The bright green light waves pulsing over the facades of the Americain Museum of Natural History, the Maryland Science Center and the Palazzo Franchetti in Venice are a minimalist representation of the most distant objects in the universe discovered by the Hubble Space Telescope. These undulations projected by a green high power laser tell a story about the oldest colours in the universe originating from some of the earliest agglomerations of stars ever recorded.
So "From the Distance Past" reveals that Hubble and other astronomical telescopes do not only produce the familiar and spectacularly beautiful pictures of the sky. The astronomer's heart is often made to beat faster by the analysis that it is possible make of the most distant objects in the universe by the use of 'spectroscopy': the splitting of light into its constituent colours by a prism or a diffraction grating. The light emitted by stars, be they as close as our own Sun or as distant as the youth of the universe, caries the imprint of the chemical composition, the evolutionary state, and the mass of the shining star or stars. By its luminous animation, this faint colour echo of the primordial universe appears less as an abstract idea than as an anthropomorphic association with a heartbeat or a brain wave. This work makes a powerful connection between the long tradition of painting and with colour seen in a conceptually new way.

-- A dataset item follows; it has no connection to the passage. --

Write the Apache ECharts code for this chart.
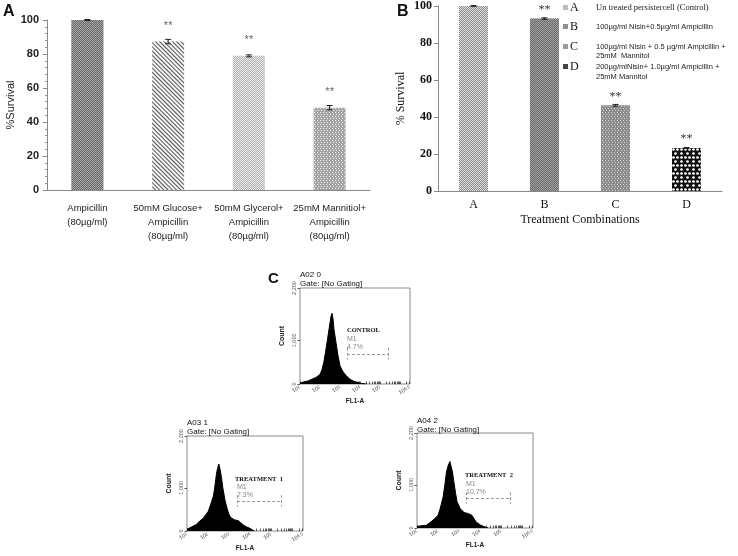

impressions from the projection on Maryland Science Center's wall facing the Inner Harbour

Never seen in public before, these observations represent the very limits of our knowledge of the distant Universe today. Due to the fact that these pixel constitute the end of resolution and that only the faint light consisting of a couple of photons may result in a spectral peak, "From the Distant Past" is not only a light trip back to the origins of the universe but also a walk at the borders of contemporary vision in general.

Art, colour & astrophysics

Art has always explored the phenomenon of colour. In the 20th century there were movements as colour field painting which exclusively focussed on the phenomenon on colour. Whereas colour in photography and printing is composed of only three basic colour dyes, colour in painting is often of a much higher complexity. Mixing on the palette and on the canvas pigments - each with a characteristic spectrum - the whole composition of hues might become almost as complex as the colour composition of celestial objects. So in a very conceptual way spectra as a formal description of colour bridge the two worlds of colours in art & astrophysics.

The artistic concept of "From A Distant Past" was developed by Tim Otto Roth in close cooperation with the astronomer Robert Fosbury, former head of the ESA's coordination office of the HST at ESO in Garching. They are currently publishing an essay discussing the chromatic revolution which spectra caused in astronomy and the resulting consequences for art and philosophy.